When it came time to choose a college, Dixon landed at NIU because it offered a big campus with plenty of options, and it was affordable.
“I was a great student in classes I enjoyed,” she said. “I skipped a lot of lectures in algebra and the sciences and skated by with mediocre grades in those subjects. Of course, now I wish I could spend that kind of time studying geology or anthropology. Youth is wasted on the young!”
Dixon had a fairly typical undergraduate experience, living on a co-ed floor in Lincoln Hall and met many friends.
“I learned not to drink the Everclear punch,” she remembered with a laugh. “I kept reminding the suburban kids that cow tipping is an extremely bad idea, and I still occasionally think of beer nuggets and how gross and delicious they were.”
When Dixon attended NIU, it was the heyday of college radio stations playing great music. Since NIU’s didn’t pay DJs, Dixon wound up working at the commercial stations in town. Dixon worked at WDEK, which had just switched to “All Hit Radio,” and she was the afternoon host on WLBK-AM, playing what they used to call “Middle of the Road” hits and hosting the station’s “Sell-N-Swap!” every afternoon.
“People would call in or send postcards with stuff they wanted to buy or sell, and God help me if I got someone’s phone number wrong,” she said. “It was like Craigslist before the Internet, and it would crack up my parents if they were driving through town and listening.”
While on campus, Dixon spent a lot of time at Record Revolution and Appletree Records. She saw REM play at the Chick Evans Fieldhouse in 1986 with Camper Van Beethoven opening. It was loud and beautiful.

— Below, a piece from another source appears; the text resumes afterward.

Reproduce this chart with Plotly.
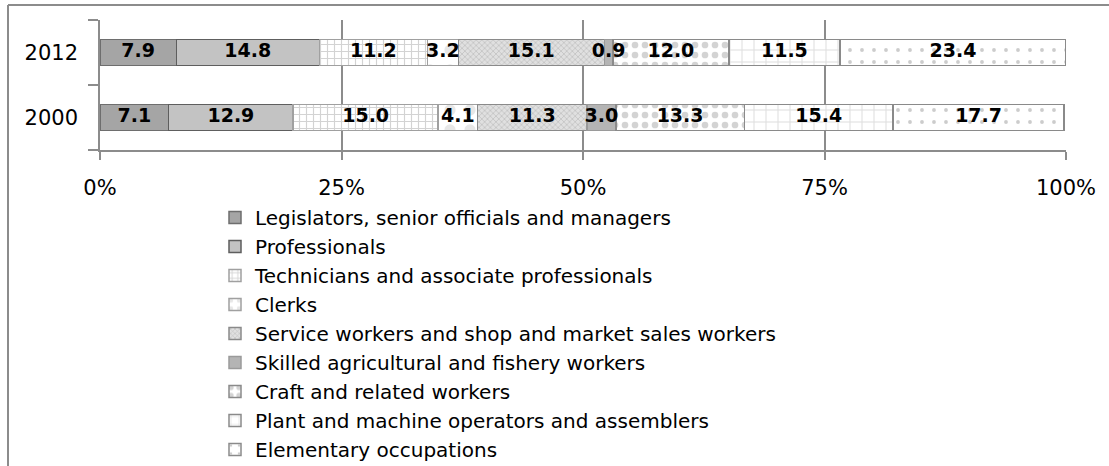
import plotly.graph_objects as go

years = ["2000", "2012"]
occupations = [
    "Legislators, senior officials and managers",
    "Professionals",
    "Technicians and associate professionals",
    "Clerks",
    "Service workers and shop and market sales workers",
    "Skilled agricultural and fishery workers",
    "Craft and related workers",
    "Plant and machine operators and assemblers",
    "Elementary occupations",
]
values_2000 = [7.1, 12.9, 15.0, 4.1, 11.3, 3.0, 13.3, 15.4, 17.7]
values_2012 = [7.9, 14.8, 11.2, 3.2, 15.1, 0.9, 12.0, 11.5, 23.4]
x_ticks = [0, 25, 50, 75, 100]
x_tick_labels = ["0%", "25%", "50%", "75%", "100%"]

styles = [
    dict(color="#a5a5a5", line="#6e6e6e", pattern=None),
    dict(color="#c3c3c3", line="#5e5e5e", pattern=None),
    dict(color="white", line="#a0a0a0", pattern=dict(shape="+", fgcolor="#a8a8a8", bgcolor="white", size=7, solidity=0.3)),
    dict(color="white", line="#a0a0a0", pattern=dict(shape=".", fgcolor="#d0d0d0", bgcolor="white", size=20, solidity=0.25)),
    dict(color="#d6d6d6", line="#8a8a8a", pattern=dict(shape="x", fgcolor="#a0a0a0", bgcolor="#e0e0e0", size=4, solidity=0.35)),
    dict(color="#b4b4b4", line="#9a9a9a", pattern=None),
    dict(color="white", line="#8a8a8a", pattern=dict(shape=".", fgcolor="#a8a8a8", bgcolor="white", size=10, solidity=0.35)),
    dict(color="white", line="#8a8a8a", pattern=dict(shape="+", fgcolor="#b8b8b8", bgcolor="white", size=12, solidity=0.15)),
    dict(color="white", line="#8a8a8a", pattern=dict(shape=".", fgcolor="#9a9a9a", bgcolor="white", size=12, solidity=0.08)),
]

FONT = "DejaVu Sans"
fig = go.Figure()
for i, occ in enumerate(occupations):
    st = styles[i]
    marker = dict(color=st["color"], line=dict(color=st["line"], width=1.5))
    if st["pattern"] is not None:
        marker["pattern"] = st["pattern"]
    fig.add_trace(go.Bar(
        y=years,
        x=[values_2000[i], values_2012[i]],
        name=occ,
        orientation="h",
        marker=marker,
        hoverinfo="skip",
    ))

# value labels drawn on top of all bars, positioned at segment centres
for yr, vals in (("2000", values_2000), ("2012", values_2012)):
    mids = []
    cum = 0.0
    for v in vals:
        mids.append(cum + v / 2.0)
        cum += v
    fig.add_trace(go.Scatter(
        x=mids, y=[yr] * len(vals),
        mode="text",
        text=["<b>%.1f</b>" % v for v in vals],
        textposition="middle center",
        textfont=dict(family=FONT, size=19, color="black"),
        showlegend=False,
        hoverinfo="skip",
        cliponaxis=False,
    ))

W, H = 1109, 466
L, R, T, B = 100, 43, 20, 316
ph = H - T - B
pw = W - L - R

def px_x(p):
    return (p - L) / pw

def px_y(p):
    return (H - B - p) / ph

fig.update_layout(
    width=W, height=H,
    margin=dict(l=L, r=R, t=T, b=B, pad=0, autoexpand=False),
    barmode="stack",
    bargap=0.6,
    paper_bgcolor="white",
    plot_bgcolor="white",
    font=dict(family=FONT, size=21, color="black"),
    showlegend=True,
    legend=dict(
        x=px_x(215), y=px_y(198), xanchor="left", yanchor="top",
        traceorder="normal",
        font=dict(family=FONT, size=20, color="black"),
        bgcolor="rgba(0,0,0,0)",
        borderwidth=0,
        tracegroupgap=0,
        maxheight=600,
    ),
    xaxis=dict(
        range=[0, 100],
        tickmode="array", tickvals=x_ticks, ticktext=x_tick_labels,
        showgrid=True, gridcolor="#8c8c8c", gridwidth=1.5,
        showline=True, linecolor="#8c8c8c", linewidth=1.5,
        ticks="outside", ticklen=8, tickcolor="#8c8c8c", tickwidth=1.5,
        ticklabelstandoff=10,
        zeroline=False, fixedrange=True,
        tickfont=dict(family=FONT, size=21, color="black"),
    ),
    yaxis=dict(
        type="category",
        showline=True, linecolor="#8c8c8c", linewidth=1.5,
        ticks="outside", ticklen=10, tickcolor="#8c8c8c", tickwidth=1.5,
        tickson="boundaries",
        ticklabelstandoff=16,
        showgrid=False, fixedrange=True,
        tickfont=dict(family=FONT, size=21, color="black"),
    ),
    shapes=[
        dict(type="line", xref="paper", yref="paper",
             x0=px_x(8), x1=px_x(8), y0=px_y(5), y1=px_y(480),
             line=dict(color="#8c8c8c", width=2)),
        dict(type="line", xref="paper", yref="paper",
             x0=px_x(8), x1=px_x(1120), y0=px_y(5), y1=px_y(5),
             line=dict(color="#8c8c8c", width=2)),
    ],
)

fig.write_html(
    "out.html",
    config={"displayModeBar": False},
    post_script="document.body.style.margin='0';document.body.style.overflow='hidden';",
)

“I learned a lot about writing and communicating clearly (at NIU),” she said. “Mary Ann (Cleven) Owens was probably my favorite professor—she was everyone’s favorite professor—because she suffered no B.S. but appreciated good, creative work. (NIUs’ student-run newspaper) the Northern Star was like my frat or sorority house even though I didn’t work there, but most of my friends did. I saw how many people it takes in all areas to deliver a good newspaper.”

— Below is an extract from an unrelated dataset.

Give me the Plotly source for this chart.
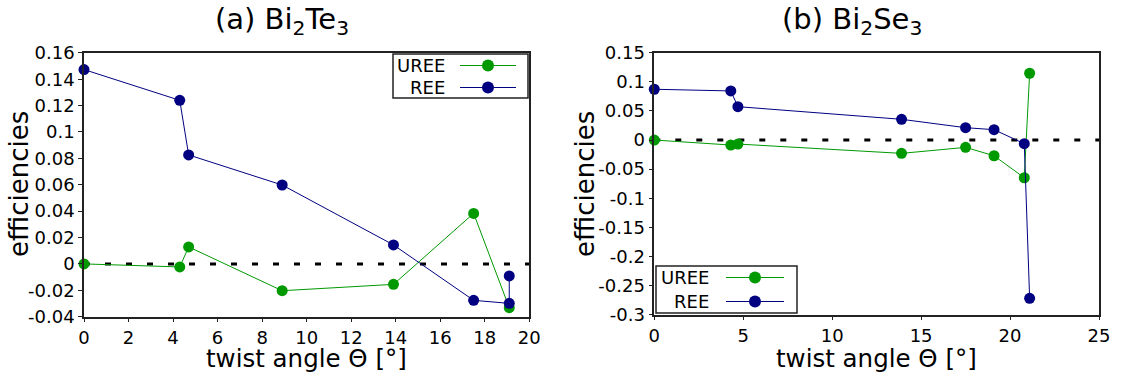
import plotly.graph_objects as go

# ---------------- data ----------------
# (a) Bi2Te3
theta_a_uree = [0, 4.3, 4.7, 8.9, 13.9, 17.5, 19.1]
uree_a = [0.0, -0.0023, 0.0129, -0.0203, -0.0155, 0.0383, -0.0332]
theta_a_ree = [0, 4.3, 4.7, 8.9, 13.9, 17.5, 19.1, 19.1]
ree_a = [0.1473, 0.124, 0.0826, 0.0598, 0.0144, -0.0276, -0.0299, -0.0091]

# (b) Bi2Se3
theta_b = [0, 4.3, 4.7, 13.9, 17.5, 19.1, 20.8, 21.1]
uree_b = [0.0, -0.0086, -0.0069, -0.0229, -0.0126, -0.0270, -0.0648, 0.1147]
ree_b = [0.0872, 0.0843, 0.0573, 0.0356, 0.0212, 0.0178, -0.0063, -0.2718]

# tick labels
xticks_a = [0, 2, 4, 6, 8, 10, 12, 14, 16, 18, 20]
xticks_a_text = ["0", "2", "4", "6", "8", "10", "12", "14", "16", "18", "20"]
yticks_a = [0.16, 0.14, 0.12, 0.1, 0.08, 0.06, 0.04, 0.02, 0, -0.02, -0.04]
yticks_a_text = ["0.16", "0.14", "0.12", "0.1", "0.08", "0.06", "0.04", "0.02", "0", "-0.02", "-0.04"]
xticks_b = [0, 5, 10, 15, 20, 25]
xticks_b_text = ["0", "5", "10", "15", "20", "25"]
yticks_b = [0.15, 0.1, 0.05, 0, -0.05, -0.1, -0.15, -0.2, -0.25, -0.3]
yticks_b_text = ["0.15", "0.1", "0.05", "0", "-0.05", "-0.1", "-0.15", "-0.2", "-0.25", "-0.3"]

series_names = ["UREE", "REE"]
titles = ["(a) Bi<sub>2</sub>Te<sub>3</sub>", "(b) Bi<sub>2</sub>Se<sub>3</sub>"]
xlabel = "twist angle Θ [°]"
ylabel = "efficiencies"

# ---------------- style ----------------
W, H = 1121, 376
GREEN = "#009900"
BLUE = "#000080"
FONT = "DejaVu Sans"
AXC = "#222222"


def px(x):
    return x / W


def py(y):
    return 1 - y / H


fig = go.Figure()

mk = dict(size=11)
fig.add_trace(go.Scatter(x=theta_a_uree, y=uree_a, mode="lines+markers", name="UREE",
                         line=dict(color=GREEN, width=1), marker=dict(color=GREEN, **mk),
                         xaxis="x", yaxis="y", cliponaxis=False, showlegend=False))
fig.add_trace(go.Scatter(x=theta_a_ree, y=ree_a, mode="lines+markers", name="REE",
                         line=dict(color=BLUE, width=1), marker=dict(color=BLUE, **mk),
                         xaxis="x", yaxis="y", cliponaxis=False, showlegend=False))
fig.add_trace(go.Scatter(x=theta_b, y=uree_b, mode="lines+markers", name="UREE",
                         line=dict(color=GREEN, width=1), marker=dict(color=GREEN, **mk),
                         xaxis="x2", yaxis="y2", cliponaxis=False, showlegend=False))
fig.add_trace(go.Scatter(x=theta_b, y=ree_b, mode="lines+markers", name="REE",
                         line=dict(color=BLUE, width=1), marker=dict(color=BLUE, **mk),
                         xaxis="x2", yaxis="y2", cliponaxis=False, showlegend=False))

axis_common = dict(showline=True, mirror=True, linecolor=AXC, linewidth=1.5,
                   ticks="outside", ticklen=4, tickwidth=1, tickcolor=AXC,
                   showgrid=False, zeroline=False, automargin=False,
                   tickfont=dict(family=FONT, size=18, color="black"))

fig.update_layout(
    width=W, height=H,
    margin=dict(l=0, r=0, t=0, b=0),
    paper_bgcolor="white", plot_bgcolor="white",
    font=dict(family=FONT, color="black"),
    xaxis=dict(domain=[px(84), px(529.3)], range=[0, 20], anchor="y",
               tickvals=xticks_a, ticktext=xticks_a_text, **axis_common),
    yaxis=dict(domain=[py(316.7), py(52.8)], range=[-0.04, 0.16], anchor="x",
               tickvals=yticks_a, ticktext=yticks_a_text, **axis_common),
    xaxis2=dict(domain=[px(654.3), px(1099)], range=[0, 25], anchor="y2",
                tickvals=xticks_b, ticktext=xticks_b_text, **axis_common),
    yaxis2=dict(domain=[py(314.7), py(52.7)], range=[-0.3, 0.15], anchor="x2",
                tickvals=yticks_b, ticktext=yticks_b_text, **axis_common),
)

# zero dashed lines
for xr, yr in [("x domain", "y"), ("x2 domain", "y2")]:
    fig.add_shape(type="line", xref=xr, yref=yr, x0=0, x1=1, y0=0, y1=0,
                  line=dict(color="black", width=3, dash="6px,15px"), layer="below")

# titles and axis labels
ann = []
for cx, t in [(282, titles[0]), (851.5, titles[1])]:
    ann.append(dict(x=px(cx), y=1, xref="paper", yref="paper", text=t,
                    showarrow=False, xanchor="center", yanchor="top",
                    font=dict(family=FONT, size=29, color="black")))
for cx in [306.7, 876.7]:
    ann.append(dict(x=px(cx), y=py(358), xref="paper", yref="paper", text=xlabel,
                    showarrow=False, xanchor="center", yanchor="middle",
                    font=dict(family=FONT, size=24.5, color="black")))
for cx in [19, 585]:
    ann.append(dict(x=px(cx), y=py(184), xref="paper", yref="paper", text=ylabel,
                    showarrow=False, xanchor="center", yanchor="middle", textangle=-90,
                    font=dict(family=FONT, size=26, color="black")))

# legends (gnuplot style: text, then line sample with marker)
legends = [
    dict(box=(393, 54, 528, 98), tx=447, l0=460, l1=516, m=488, rows=(65.5, 87.5)),
    dict(box=(656, 266, 797, 313), tx=711, l0=726, l1=784, m=755, rows=(277.5, 301.5)),
]
colors = [GREEN, BLUE]
for lg in legends:
    x0, y0, x1, y1 = lg["box"]
    fig.add_shape(type="rect", xref="paper", yref="paper", x0=px(x0), x1=px(x1),
                  y0=py(y1), y1=py(y0), line=dict(color=AXC, width=1.5),
                  fillcolor="white", layer="above")
    for name, col, ry in zip(series_names, colors, lg["rows"]):
        ann.append(dict(x=px(lg["tx"]), y=py(ry), xref="paper", yref="paper", text=name,
                        showarrow=False, xanchor="right", yanchor="middle",
                        font=dict(family=FONT, size=18, color="black")))
        fig.add_shape(type="line", xref="paper", yref="paper", x0=px(lg["l0"]),
                      x1=px(lg["l1"]), y0=py(ry), y1=py(ry),
                      line=dict(color=col, width=1), layer="above")
        fig.add_shape(type="circle", xref="paper", yref="paper",
                      xsizemode="pixel", ysizemode="pixel",
                      xanchor=px(lg["m"]), yanchor=py(ry), x0=-6, x1=6, y0=-6, y1=6,
                      fillcolor=col, line=dict(color=col, width=0), layer="above")

fig.update_layout(annotations=ann)
fig.write_html("out.html", config={"displayModeBar": False},
               post_script="document.body.style.margin='0px';document.body.style.overflow='hidden';")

After graduation, Dixon has worked as a reporter for WROK in Rockford, Illinois, WMAQ and WGN-TV in Chicago, and for CNN. In 1991, she landed the role she is most famous for—as morning co-host and new anchor for WXRT, which is an adult album alternative radio station coined as “Chicago’s Finest Rock” since 1972. She worked opposite beloved DJ Lin Brehmer for 28 years, until her position was eliminated last year.
“I love the listeners, number one. They’re my kind of crazy,” she joked. “As a reporter, I covered so many big events, like the Great Chicago Flood, the Obama election nights, and the Bulls, Blackhawks, and White Sox championships. I rode on the media bus in the Cubs championship parade.”

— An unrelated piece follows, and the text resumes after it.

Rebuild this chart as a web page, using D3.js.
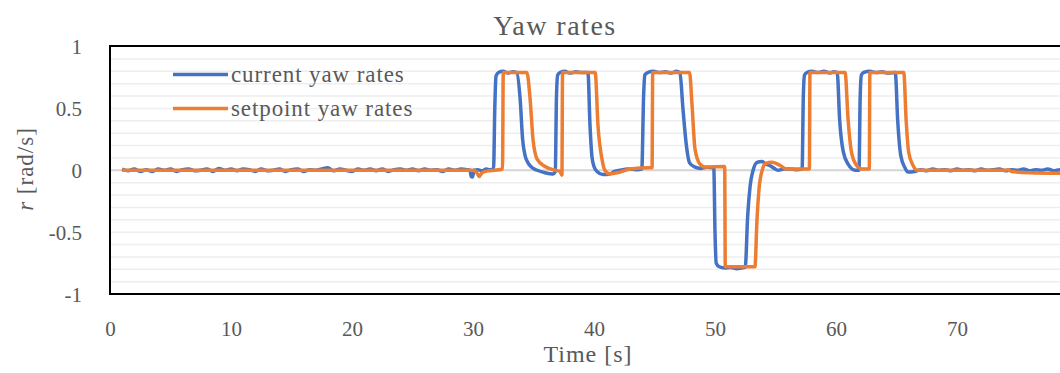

Dixon noted that she also loved her colleagues and the work itself.
“Putting together solid, creative newscasts is like doing a puzzle—and then you bust it up and start all over again in 20 minutes,” she said. “The irony of doing the morning shift at that station is that I was never able to see as many concerts as I would have liked, but I’ve seen some great shows and met a few of the artists.”
Living the life of a rock ’n’ roll newsie has had some fun bonuses. She has plenty of anecdotes to share: Dixon met her husband, former Chicago Tribune entertainment, food, and culture reporter Mark Caro when he was doing a piece on XRT’s 25th anniversary. Dixon’s older daughter has been her date to Lollapalooza and brought tea to Star Wars actor Oscar Isaac when he was in for an interview and had a nasty cold. Her younger daughter got to touch the Stanley Cup and meet the band Spoon.
With the new year, Dixon began a new adventure. She landed the role as news anchor for Morning Edition on WBEZ, Chicago Public Media, where she will be editing, running the board, trying to get the timing right, and helping everyone to wake up with public radio news. Her first day was Jan. 8.
“It’s certainly a dream job for me. I’m looking forward to working with one of the best journalism teams in town,” she said. “These folks are so passionate about what they’re doing—and they’re doing a lot on the air and in our growing digital spaces. Our biggest challenge is getting as much (news) in with as much context as possible.”
She noted that she grew up at NIU, and then she grew up some more at XRT.
“My advice to those forging their own career path is to be true to yourself,” she said. “Be good at what you do, even if it’s just for the sake of doing something well. (My husband) likes to remind me that the listeners are my real bosses. I think that can apply to anyone in any job: serve the people who need you, and you’ll never lack for purpose.”